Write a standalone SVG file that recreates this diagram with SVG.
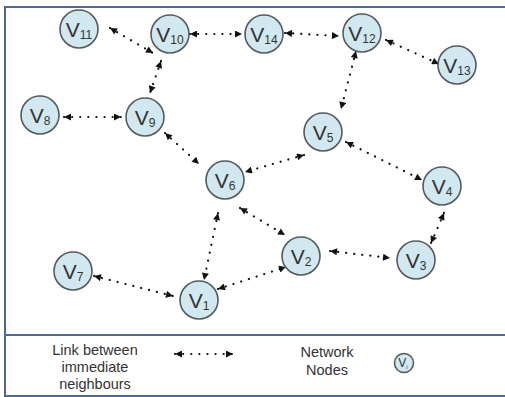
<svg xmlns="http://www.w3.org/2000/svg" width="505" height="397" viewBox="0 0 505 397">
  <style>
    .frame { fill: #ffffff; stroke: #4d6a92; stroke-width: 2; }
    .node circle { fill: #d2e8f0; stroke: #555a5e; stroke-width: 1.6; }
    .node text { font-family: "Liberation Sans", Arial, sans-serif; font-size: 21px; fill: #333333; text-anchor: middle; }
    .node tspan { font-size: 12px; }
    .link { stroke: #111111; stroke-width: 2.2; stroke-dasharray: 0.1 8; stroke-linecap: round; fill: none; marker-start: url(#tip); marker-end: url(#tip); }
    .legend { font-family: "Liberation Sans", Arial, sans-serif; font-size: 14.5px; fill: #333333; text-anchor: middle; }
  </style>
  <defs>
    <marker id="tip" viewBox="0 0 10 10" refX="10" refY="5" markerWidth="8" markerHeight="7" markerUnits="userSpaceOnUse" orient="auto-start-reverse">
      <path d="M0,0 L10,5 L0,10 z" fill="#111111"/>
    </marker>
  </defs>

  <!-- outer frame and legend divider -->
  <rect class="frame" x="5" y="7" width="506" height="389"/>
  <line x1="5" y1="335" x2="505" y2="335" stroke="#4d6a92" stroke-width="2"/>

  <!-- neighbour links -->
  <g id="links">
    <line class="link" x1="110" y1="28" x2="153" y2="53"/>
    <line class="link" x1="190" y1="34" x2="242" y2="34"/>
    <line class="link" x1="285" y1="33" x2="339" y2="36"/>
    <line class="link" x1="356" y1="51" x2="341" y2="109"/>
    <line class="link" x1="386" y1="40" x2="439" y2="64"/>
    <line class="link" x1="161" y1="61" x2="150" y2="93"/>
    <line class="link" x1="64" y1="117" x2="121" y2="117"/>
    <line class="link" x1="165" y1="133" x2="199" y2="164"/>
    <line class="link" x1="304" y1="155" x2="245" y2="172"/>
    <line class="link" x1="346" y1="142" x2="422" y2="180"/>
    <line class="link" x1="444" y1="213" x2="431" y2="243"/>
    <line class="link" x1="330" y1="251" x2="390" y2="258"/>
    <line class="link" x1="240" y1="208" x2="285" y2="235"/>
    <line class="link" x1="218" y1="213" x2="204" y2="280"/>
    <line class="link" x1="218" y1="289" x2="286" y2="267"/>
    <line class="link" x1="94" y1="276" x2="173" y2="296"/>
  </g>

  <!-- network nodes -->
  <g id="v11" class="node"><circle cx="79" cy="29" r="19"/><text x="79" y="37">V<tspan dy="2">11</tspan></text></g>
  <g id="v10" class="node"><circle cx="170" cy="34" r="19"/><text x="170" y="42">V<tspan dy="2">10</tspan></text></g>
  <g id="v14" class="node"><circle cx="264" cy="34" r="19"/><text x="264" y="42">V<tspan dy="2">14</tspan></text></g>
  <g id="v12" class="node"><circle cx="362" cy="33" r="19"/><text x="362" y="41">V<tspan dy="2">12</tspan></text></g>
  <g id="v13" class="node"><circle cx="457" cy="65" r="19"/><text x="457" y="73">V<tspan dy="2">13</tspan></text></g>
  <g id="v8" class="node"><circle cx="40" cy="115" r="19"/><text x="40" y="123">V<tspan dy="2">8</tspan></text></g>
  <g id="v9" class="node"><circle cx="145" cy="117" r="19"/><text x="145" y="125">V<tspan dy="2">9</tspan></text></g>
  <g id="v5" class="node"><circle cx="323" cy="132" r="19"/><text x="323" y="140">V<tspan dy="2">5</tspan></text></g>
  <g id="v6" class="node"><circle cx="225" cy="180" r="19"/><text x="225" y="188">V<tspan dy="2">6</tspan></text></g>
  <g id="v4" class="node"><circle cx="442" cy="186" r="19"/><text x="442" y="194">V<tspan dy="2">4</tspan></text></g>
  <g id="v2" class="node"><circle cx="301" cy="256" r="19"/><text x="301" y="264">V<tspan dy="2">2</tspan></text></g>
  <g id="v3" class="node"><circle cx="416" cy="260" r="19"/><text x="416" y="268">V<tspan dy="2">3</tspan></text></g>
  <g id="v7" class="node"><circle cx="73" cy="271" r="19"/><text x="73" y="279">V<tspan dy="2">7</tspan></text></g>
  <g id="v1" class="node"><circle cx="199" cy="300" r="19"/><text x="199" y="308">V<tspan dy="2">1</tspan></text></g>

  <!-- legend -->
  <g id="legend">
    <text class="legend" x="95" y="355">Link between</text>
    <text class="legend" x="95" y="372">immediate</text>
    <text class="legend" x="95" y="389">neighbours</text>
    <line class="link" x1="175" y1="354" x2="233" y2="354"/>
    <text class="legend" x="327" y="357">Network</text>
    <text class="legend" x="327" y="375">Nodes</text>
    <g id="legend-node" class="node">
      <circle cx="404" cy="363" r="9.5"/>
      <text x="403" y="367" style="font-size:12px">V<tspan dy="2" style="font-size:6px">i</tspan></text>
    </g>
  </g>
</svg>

§ **Given task**: Extract every line of the data exactly; pictures stay out.

§ **Answer to the task**:
Write a standalone SVG file that recreates this diagram with SVG.
<svg xmlns="http://www.w3.org/2000/svg" width="505" height="397" viewBox="0 0 505 397">
  <style>
    .frame { fill: #ffffff; stroke: #4d6a92; stroke-width: 2; }
    .node circle { fill: #d2e8f0; stroke: #555a5e; stroke-width: 1.6; }
    .node text { font-family: "Liberation Sans", Arial, sans-serif; font-size: 21px; fill: #333333; text-anchor: middle; }
    .node tspan { font-size: 12px; }
    .link { stroke: #111111; stroke-width: 2.2; stroke-dasharray: 0.1 8; stroke-linecap: round; fill: none; marker-start: url(#tip); marker-end: url(#tip); }
    .legend { font-family: "Liberation Sans", Arial, sans-serif; font-size: 14.5px; fill: #333333; text-anchor: middle; }
  </style>
  <defs>
    <marker id="tip" viewBox="0 0 10 10" refX="10" refY="5" markerWidth="8" markerHeight="7" markerUnits="userSpaceOnUse" orient="auto-start-reverse">
      <path d="M0,0 L10,5 L0,10 z" fill="#111111"/>
    </marker>
  </defs>

  <!-- outer frame and legend divider -->
  <rect class="frame" x="5" y="7" width="506" height="389"/>
  <line x1="5" y1="335" x2="505" y2="335" stroke="#4d6a92" stroke-width="2"/>

  <!-- neighbour links -->
  <g id="links">
    <line class="link" x1="110" y1="28" x2="153" y2="53"/>
    <line class="link" x1="190" y1="34" x2="242" y2="34"/>
    <line class="link" x1="285" y1="33" x2="339" y2="36"/>
    <line class="link" x1="356" y1="51" x2="341" y2="109"/>
    <line class="link" x1="386" y1="40" x2="439" y2="64"/>
    <line class="link" x1="161" y1="61" x2="150" y2="93"/>
    <line class="link" x1="64" y1="117" x2="121" y2="117"/>
    <line class="link" x1="165" y1="133" x2="199" y2="164"/>
    <line class="link" x1="304" y1="155" x2="245" y2="172"/>
    <line class="link" x1="346" y1="142" x2="422" y2="180"/>
    <line class="link" x1="444" y1="213" x2="431" y2="243"/>
    <line class="link" x1="330" y1="251" x2="390" y2="258"/>
    <line class="link" x1="240" y1="208" x2="285" y2="235"/>
    <line class="link" x1="218" y1="213" x2="204" y2="280"/>
    <line class="link" x1="218" y1="289" x2="286" y2="267"/>
    <line class="link" x1="94" y1="276" x2="173" y2="296"/>
  </g>

  <!-- network nodes -->
  <g id="v11" class="node"><circle cx="79" cy="29" r="19"/><text x="79" y="37">V<tspan dy="2">11</tspan></text></g>
  <g id="v10" class="node"><circle cx="170" cy="34" r="19"/><text x="170" y="42">V<tspan dy="2">10</tspan></text></g>
  <g id="v14" class="node"><circle cx="264" cy="34" r="19"/><text x="264" y="42">V<tspan dy="2">14</tspan></text></g>
  <g id="v12" class="node"><circle cx="362" cy="33" r="19"/><text x="362" y="41">V<tspan dy="2">12</tspan></text></g>
  <g id="v13" class="node"><circle cx="457" cy="65" r="19"/><text x="457" y="73">V<tspan dy="2">13</tspan></text></g>
  <g id="v8" class="node"><circle cx="40" cy="115" r="19"/><text x="40" y="123">V<tspan dy="2">8</tspan></text></g>
  <g id="v9" class="node"><circle cx="145" cy="117" r="19"/><text x="145" y="125">V<tspan dy="2">9</tspan></text></g>
  <g id="v5" class="node"><circle cx="323" cy="132" r="19"/><text x="323" y="140">V<tspan dy="2">5</tspan></text></g>
  <g id="v6" class="node"><circle cx="225" cy="180" r="19"/><text x="225" y="188">V<tspan dy="2">6</tspan></text></g>
  <g id="v4" class="node"><circle cx="442" cy="186" r="19"/><text x="442" y="194">V<tspan dy="2">4</tspan></text></g>
  <g id="v2" class="node"><circle cx="301" cy="256" r="19"/><text x="301" y="264">V<tspan dy="2">2</tspan></text></g>
  <g id="v3" class="node"><circle cx="416" cy="260" r="19"/><text x="416" y="268">V<tspan dy="2">3</tspan></text></g>
  <g id="v7" class="node"><circle cx="73" cy="271" r="19"/><text x="73" y="279">V<tspan dy="2">7</tspan></text></g>
  <g id="v1" class="node"><circle cx="199" cy="300" r="19"/><text x="199" y="308">V<tspan dy="2">1</tspan></text></g>

  <!-- legend -->
  <g id="legend">
    <text class="legend" x="95" y="355">Link between</text>
    <text class="legend" x="95" y="372">immediate</text>
    <text class="legend" x="95" y="389">neighbours</text>
    <line class="link" x1="175" y1="354" x2="233" y2="354"/>
    <text class="legend" x="327" y="357">Network</text>
    <text class="legend" x="327" y="375">Nodes</text>
    <g id="legend-node" class="node">
      <circle cx="404" cy="363" r="9.5"/>
      <text x="403" y="367" style="font-size:12px">V<tspan dy="2" style="font-size:6px">i</tspan></text>
    </g>
  </g>
</svg>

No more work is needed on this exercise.